Wednesday, October 12, 2011

Wall St banks are learning that the U word is here to stay


"The quality or state of being uncertain; lack of certainty; doubt." That’s the definition of uncertainty you’ll find in Webster’s Dictionary, which Americans have relied on since Noah Webster published the first version just over 200 years ago.


It’s a word that US banks have been desperate to banish from the dictionary this year. Instead it’s become a fixture in any conversation about the future of Wall Street. It’s become so overused that you become immune to it.


You’ll hear more of it again today when JPMorganChase, America’s second-biggest bank and the only one to turn a profit throughout the crisis, reports its third-quarter results. Jamie Dimon, the bank’s chief executive, has been the most vocal critic of the wave of regulation that he and fellow Wall Street bosses believe is clouding their view.


The uncertainty that Dimon and his brethren complain about is, in part, political and philosophical. Before the crisis, Alan Greenspan, the former chairman of the Federal Reserve, believed bankers had refined the business of risk management to the point of near perfection. Politicians from both the Republican and Democratic parties were more than happy to enjoy the boom in house prices across America that went with it. That broad consensus over the role Wall Street should play in the wider US economy began unravelling as mortgage payments did in the summer of 2006.


The failure of the US recovery to build any momentum this year – 14m Americans remain unemployed and a further 9m are stuck with part-time work when they want full-time – will make the rebuilding of any consensus that much tougher. The cluster of concerns over inequality, for example, that the Occupy Wall Street protesters have pushed further into public view over the past month will echo for plenty of Americans who would not fancy joining them overnight in Manhattan’s Zuccotti Park.


But there’s another, much more practical, prosaic and less eye-catching, uncertainty that Wall Street banks are living with. This week provided a vivid reminder of it. On Tuesday the Federal Reserve published 298 pages of rules designed to implement a much bigger and more famous one named after Paul Volcker, the boss at the Fed before Greenspan.

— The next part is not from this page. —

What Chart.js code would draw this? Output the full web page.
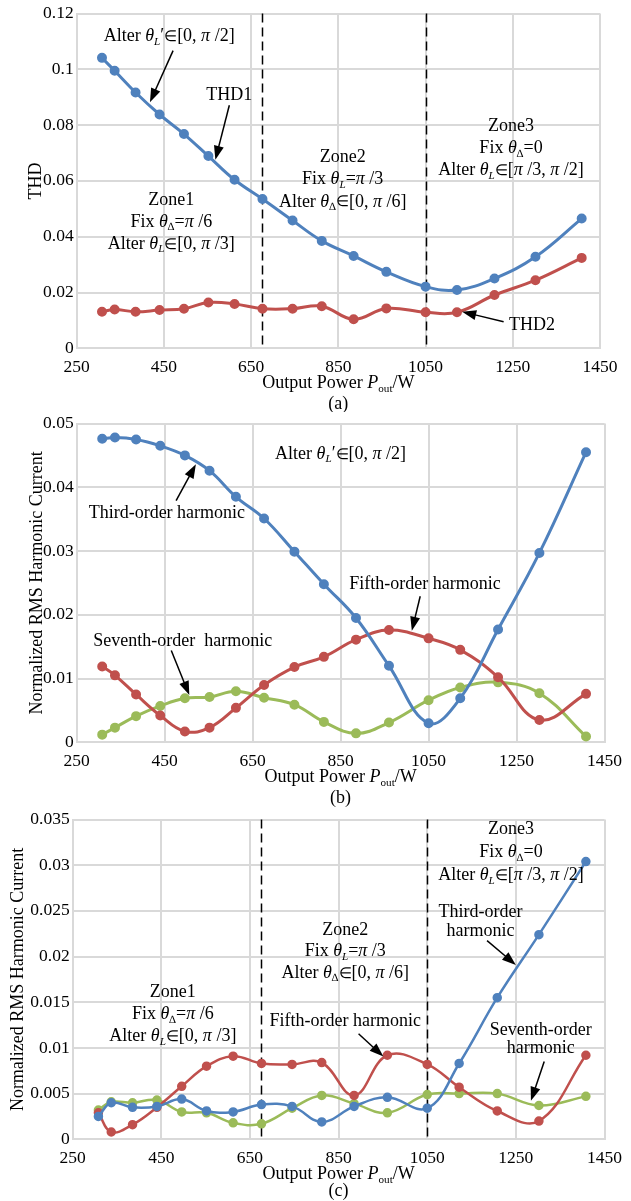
<!DOCTYPE html>
<html>
<head>
<meta charset="utf-8">
<script src="https://cdn.jsdelivr.net/npm/chart.js@4.4.0/dist/chart.umd.min.js"></script>
<style>
  body { margin: 0; background: #fff; width: 631px; height: 1201px; position: relative; overflow: hidden; }
  .box { position: absolute; left: 0; width: 631px; }
</style>
</head>
<body>
<div class="box" style="top:0;height:412px"><canvas id="chartA"></canvas></div>
<div class="box" style="top:410px;height:402px"><canvas id="chartB"></canvas></div>
<div class="box" style="top:806px;height:395px"><canvas id="chartC"></canvas></div>
<script>
// output power, W (same sweep for all three plots)
const power = [308, 337, 385, 440, 496, 552, 612, 676, 745, 812, 885, 960, 1050, 1122, 1208, 1302, 1408];

// (a) THD
const thd1 = [0.1041, 0.0995, 0.0917, 0.0838, 0.0768, 0.0689, 0.0604, 0.0535, 0.0458, 0.0385, 0.0331, 0.0274, 0.0221, 0.0209, 0.0250, 0.0328, 0.0465];
const thd2 = [0.0131, 0.0139, 0.0131, 0.0137, 0.0142, 0.0164, 0.0159, 0.0142, 0.0142, 0.0151, 0.0104, 0.0143, 0.0129, 0.0129, 0.0191, 0.0244, 0.0324];

// (b) alter theta_L'
const thirdB = [0.0476, 0.0478, 0.0475, 0.0465, 0.0450, 0.0426, 0.0385, 0.0351, 0.0299, 0.0248, 0.0195, 0.0120, 0.0030, 0.0069, 0.0177, 0.0297, 0.0455];
const fifthB = [0.0119, 0.0105, 0.0075, 0.0042, 0.0017, 0.0023, 0.0054, 0.0090, 0.0118, 0.0134, 0.0161, 0.0176, 0.0163, 0.0145, 0.0102, 0.0035, 0.0076];
const seventhB = [0.0012, 0.0023, 0.0041, 0.0057, 0.0069, 0.0071, 0.0080, 0.0070, 0.0059, 0.0032, 0.0014, 0.0031, 0.0066, 0.0086, 0.0094, 0.0077, 0.0009];

// (c) zones
const thirdC = [0.0025, 0.0040, 0.0035, 0.0036, 0.0044, 0.0031, 0.0030, 0.0038, 0.0036, 0.0019, 0.0036, 0.0046, 0.0034, 0.0083, 0.0155, 0.0224, 0.0304];
const fifthC = [0.0029, 0.0008, 0.0016, 0.0035, 0.0058, 0.0080, 0.0091, 0.0083, 0.0082, 0.0084, 0.0048, 0.0092, 0.0082, 0.0057, 0.0031, 0.0020, 0.0092];
const seventhC = [0.0032, 0.0041, 0.0040, 0.0043, 0.0030, 0.0029, 0.0018, 0.0017, 0.0034, 0.0048, 0.0039, 0.0029, 0.0049, 0.0050, 0.0050, 0.0037, 0.0047];

const xTicks = [250, 450, 650, 850, 1050, 1250, 1450];
const zoneBounds = [676, 1050];

const BLUE = '#4f81bd', RED = '#c0504d', GREEN = '#9bbb59', GRID = '#d9d9d9';
const FONT = '"Liberation Serif", "Times New Roman", serif';

// *x* italic, _x_ italic subscript, ^x^ upright subscript, ∈ drawn a bit smaller
const parse = (s) => s.split(/(\*[^*]+\*|_[^_]+_|\^[^^]+\^|∈)/).filter(Boolean).map(t => {
  if (t === '∈') return [t, 'm'];
  if (t[0] === '*') return [t.slice(1, -1), 'i'];
  if (t[0] === '_') return [t.slice(1, -1), 's'];
  if (t[0] === '^') return [t.slice(1, -1), 'u'];
  return [t, ''];
});

const fontOf = (st, size) => {
  if (st === 'm') return `${size * 0.82}px ${FONT}`;
  const sub = st === 's' || st === 'u';
  const it = st === 'i' || st === 's';
  return `${it ? 'italic ' : ''}${sub ? size * 0.62 : size}px ${FONT}`;
};

const drawRich = (ctx, text, x, y, size, align = 'center') => {
  const parts = parse(text);
  let w = 0;
  parts.forEach(([t, s]) => { ctx.font = fontOf(s, size); w += ctx.measureText(t).width; });
  let cx = align === 'center' ? x - w / 2 : align === 'right' ? x - w : x;
  ctx.textAlign = 'left';
  ctx.textBaseline = 'middle';
  parts.forEach(([t, s]) => {
    ctx.font = fontOf(s, size);
    const dy = (s === 's' || s === 'u') ? size * 0.3 : s === 'm' ? size * 0.04 : 0;
    ctx.fillText(t, cx, y + dy);
    cx += ctx.measureText(t).width;
  });
};

const arrow = (ctx, x1, y1, x2, y2) => {
  const a = Math.atan2(y2 - y1, x2 - x1), L = 14, W = 5;
  ctx.beginPath();
  ctx.moveTo(x1, y1);
  ctx.lineTo(x2 - L * 0.8 * Math.cos(a), y2 - L * 0.8 * Math.sin(a));
  ctx.stroke();
  ctx.beginPath();
  ctx.moveTo(x2, y2);
  ctx.lineTo(x2 - L * Math.cos(a) + W * Math.sin(a), y2 - L * Math.sin(a) - W * Math.cos(a));
  ctx.lineTo(x2 - L * Math.cos(a) - W * Math.sin(a), y2 - L * Math.sin(a) + W * Math.cos(a));
  ctx.closePath();
  ctx.fill();
};

const notesPlugin = {
  id: 'notes',
  beforeDatasetsDraw(chart) {
    const o = chart.options.plugins.notes;
    if (!o.zones) return;
    const { ctx, chartArea, scales } = chart;
    ctx.save();
    ctx.strokeStyle = '#000';
    ctx.lineWidth = 1.5;
    ctx.setLineDash([9, 5]);
    zoneBounds.forEach(v => {
      const px = Math.round(scales.x.getPixelForValue(v)) + 0.5;
      ctx.beginPath();
      ctx.moveTo(px, chartArea.top);
      ctx.lineTo(px, chartArea.bottom);
      ctx.stroke();
    });
    ctx.restore();
  },
  afterDatasetsDraw(chart) {
    const o = chart.options.plugins.notes;
    const { ctx, chartArea, scales } = chart;
    const X = v => scales.x.getPixelForValue(v), Y = v => scales.y.getPixelForValue(v);
    ctx.save();
    ctx.fillStyle = '#000';
    ctx.strokeStyle = '#000';
    ctx.lineWidth = 1.5;
    o.texts.forEach(t => {
      t.lines.forEach((line, i) => drawRich(ctx, line, X(t.x), Y(t.y) + i * (t.gap || 22), 18, t.align));
    });
    o.arrows.forEach(a => arrow(ctx, X(a[0]), Y(a[1]), X(a[2]), Y(a[3])));
    const mid = (chartArea.left + chartArea.right) / 2;
    drawRich(ctx, 'Output Power *P*^out^/W', mid, chartArea.bottom + 35, 18);
    drawRich(ctx, o.caption, mid, chartArea.bottom + o.captionGap, 18);
    ctx.translate(o.yTitleX, (chartArea.top + chartArea.bottom) / 2);
    ctx.rotate(-Math.PI / 2);
    drawRich(ctx, o.yTitle, 0, 0, 18);
    ctx.restore();
  }
};

const makeChart = (id, cfg) => new Chart(document.getElementById(id), {
  type: 'line',
  data: {
    datasets: cfg.series.map(s => ({
      data: power.map((x, i) => ({ x, y: s.values[i] })),
      borderColor: s.color,
      backgroundColor: s.color,
      borderWidth: cfg.lineWidth,
      pointRadius: 3.5,
      pointHoverRadius: 3.5,
      tension: 0.4
    }))
  },
  options: {
    responsive: true,
    maintainAspectRatio: false,
    animation: false,
    layout: { padding: { top: cfg.area.top, right: 631 - cfg.area.right, left: 0, bottom: 0 } },
    plugins: {
      legend: { display: false },
      tooltip: { enabled: false },
      notes: cfg.notes
    },
    scales: {
      x: {
        type: 'linear', min: 250, max: 1450,
        afterBuildTicks: s => { s.ticks = xTicks.map(v => ({ value: v })); },
        ticks: {
          autoSkip: false, maxRotation: 0, padding: 9, color: '#000', font: { family: FONT, size: 17.5 },
          callback: v => String(v)
        },
        grid: { color: GRID, lineWidth: 2, drawTicks: false },
        border: { color: GRID, width: 2 },
        afterFit: s => { s.height = cfg.height - cfg.area.bottom; }
      },
      y: {
        min: 0, max: cfg.yMax,
        ticks: {
          stepSize: cfg.yStep, padding: 3, color: '#000', font: { family: FONT, size: 17.5 },
          callback: v => String(+v.toFixed(3))
        },
        grid: { color: GRID, lineWidth: 2, drawTicks: false },
        border: { color: GRID, width: 2 },
        afterFit: s => { s.width = cfg.area.left; }
      }
    }
  },
  plugins: [notesPlugin]
});

makeChart('chartA', {
  height: 412, area: { top: 12.7, bottom: 348.3, left: 76.7, right: 600 },
  yMax: 0.12, yStep: 0.02, lineWidth: 3,
  series: [{ values: thd1, color: BLUE }, { values: thd2, color: RED }],
  notes: {
    zones: true, caption: '(a)', captionGap: 56, yTitle: 'THD', yTitleX: 36,
    texts: [
      { x: 462, y: 0.1118, lines: ['Alter *θ*_L_′∈[0, *π* /2]'] },
      { x: 600, y: 0.0906, lines: ['THD1'] },
      { x: 467, y: 0.0531, lines: ['Zone1', 'Fix *θ*^∆^=*π* /6', 'Alter *θ*_L_∈[0, *π* /3]'] },
      { x: 860, y: 0.0686, gap: 22.5, lines: ['Zone2', 'Fix *θ*_L_=*π* /3', 'Alter *θ*^∆^∈[0, *π* /6]'] },
      { x: 1246, y: 0.0795, lines: ['Zone3', 'Fix *θ*^∆^=0', 'Alter *θ*_L_∈[*π* /3, *π* /2]'] },
      { x: 1294, y: 0.0083, lines: ['THD2'] }
    ],
    arrows: [
      [471, 0.1067, 418, 0.0882],
      [600, 0.0871, 568, 0.0676],
      [1229, 0.0095, 1134, 0.0131]
    ]
  }
});

makeChart('chartB', {
  height: 402, area: { top: 10.7, bottom: 332.3, left: 76.7, right: 607 },
  yMax: 0.05, yStep: 0.01, lineWidth: 3,
  series: [{ values: thirdB, color: BLUE }, { values: fifthB, color: RED }, { values: seventhB, color: GREEN }],
  notes: {
    zones: false, caption: '(b)', captionGap: 56, yTitle: 'Normalized RMS Harmonic Current', yTitleX: 37,
    texts: [
      { x: 850, y: 0.0452, lines: ['Alter *θ*_L_′∈[0, *π* /2]'] },
      { x: 455, y: 0.0359, lines: ['Third-order harmonic'] },
      { x: 491, y: 0.0159, lines: ['Seventh-order  harmonic'] },
      { x: 1042, y: 0.0248, lines: ['Fifth-order harmonic'] }
    ],
    arrows: [
      [476, 0.0379, 521, 0.0436],
      [465, 0.0144, 506, 0.0074],
      [1031, 0.0229, 1012, 0.0175]
    ]
  }
});

makeChart('chartC', {
  height: 395, area: { top: 7.3, bottom: 333.3, left: 72.7, right: 607.3 },
  yMax: 0.035, yStep: 0.005, lineWidth: 2.5,
  series: [{ values: thirdC, color: BLUE }, { values: fifthC, color: RED }, { values: seventhC, color: GREEN }],
  notes: {
    zones: true, caption: '(c)', captionGap: 52, yTitle: 'Normalized RMS Harmonic Current', yTitleX: 18,
    texts: [
      { x: 476, y: 0.0161, lines: ['Zone1', 'Fix *θ*^∆^=*π* /6', 'Alter *θ*_L_∈[0, *π* /3]'] },
      { x: 865, y: 0.0229, gap: 21.5, lines: ['Zone2', 'Fix *θ*_L_=*π* /3', 'Alter *θ*^∆^∈[0, *π* /6]'] },
      { x: 1239, y: 0.0339, gap: 23, lines: ['Zone3', 'Fix *θ*^∆^=0', 'Alter *θ*_L_∈[*π* /3, *π* /2]'] },
      { x: 865, y: 0.0129, lines: ['Fifth-order harmonic'] },
      { x: 1170, y: 0.0248, gap: 18.5, lines: ['Third-order', 'harmonic'] },
      { x: 1306, y: 0.0119, gap: 17.5, lines: ['Seventh-order', 'harmonic'] }
    ],
    arrows: [
      [895, 0.01155, 951, 0.00905],
      [1185, 0.02175, 1250, 0.01907],
      [1314, 0.00851, 1284, 0.00421]
    ]
  }
});
</script>
</body>
</html>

As a brief recap, the Volcker Rule was part of last summer’s Dodd Frank financial reform legislation and bans US banks from making bets with their money and imposes tight limits on the amount of capital they can invest in hedge funds and private equity funds.


Supporters claim it will stop traders walking dangerous tightropes in the hunt for profits, knowing that the US taxpayer will be there to catch them should they fall. Opponents argue that regulators are aiming their bullets at the wrong target and that a ban on proprietary trading would not have prevented the reckless mortgage lending in the run-up to the crisis.


Wherever you stand on the merits of the Volcker Rule, it’s been a fertile ground in the political battle over Wall Street’s future. It’s also proved a nightmare for those charged with drafting the rules to implement it and enforce it. A former Fed official says that Volcker would infuriate staff at the central bank with his apparent neglect of how to turn policy into regulations that worked. In May, Volcker said that proprietary trading would be relatively straightforward for regulators to spot.


The almost 300 pages that the Fed posted on its website suggests that may not be the case. The document poses 383 questions that banks, consumer protection groups and other interested parties have until the middle of January to give their feedback on. The Volcker Rule then comes into effect in July, according to provisions of the Dodd-Frank Act, with banks being given a further two years to comply fully.


There’s little wonder that staff at the Fed and America’s other four chief financial regulators are understood to be anxious. They’re being asked to peer beneath the bonnet of a financial system that has become vastly more complex since the repeal in 1999 of the Glass-Steagall Act by President Bill Clinton – a move that allowed Wall Street banks back into the business of gambling with their own money.


In a letter to JPMorgan’s shareholders last year, Dimon helped illustrate the point when describing what the bank does. "We execute approximately 2m trades and buy and sell close to $2.5trillion (£1.6trillion) of cash and securities each day," investors were told. Distinguishing proprietary trading from say, market making in a particular set of securities or buying assets as a hedge against risks taken elsewhere inside a bank the size of JPMorgan, will not be straightforward.


It’s not clear how difficult in practical and regulatory terms the repeal of Glass-Stegall was. More obvious is that the modern set of officials at the Fed, the Securities and Exchange Commission and the Federal Deposit Insurance Corporation will be pushed to their very limit regulating today’s financial system. Banks are understandably restive and irritated, especially as the economic climate has become tougher for business anyway. But there’s no quick fix.


Larry Summers and Greenspan had a much easier job rolling back financial regulation than Bernanke & Co do rebuilding one that works. The uncertainty that Dimon complains of isn’t going away quickly. If anything, Noah Webster’s successors should put its entry in capital letters.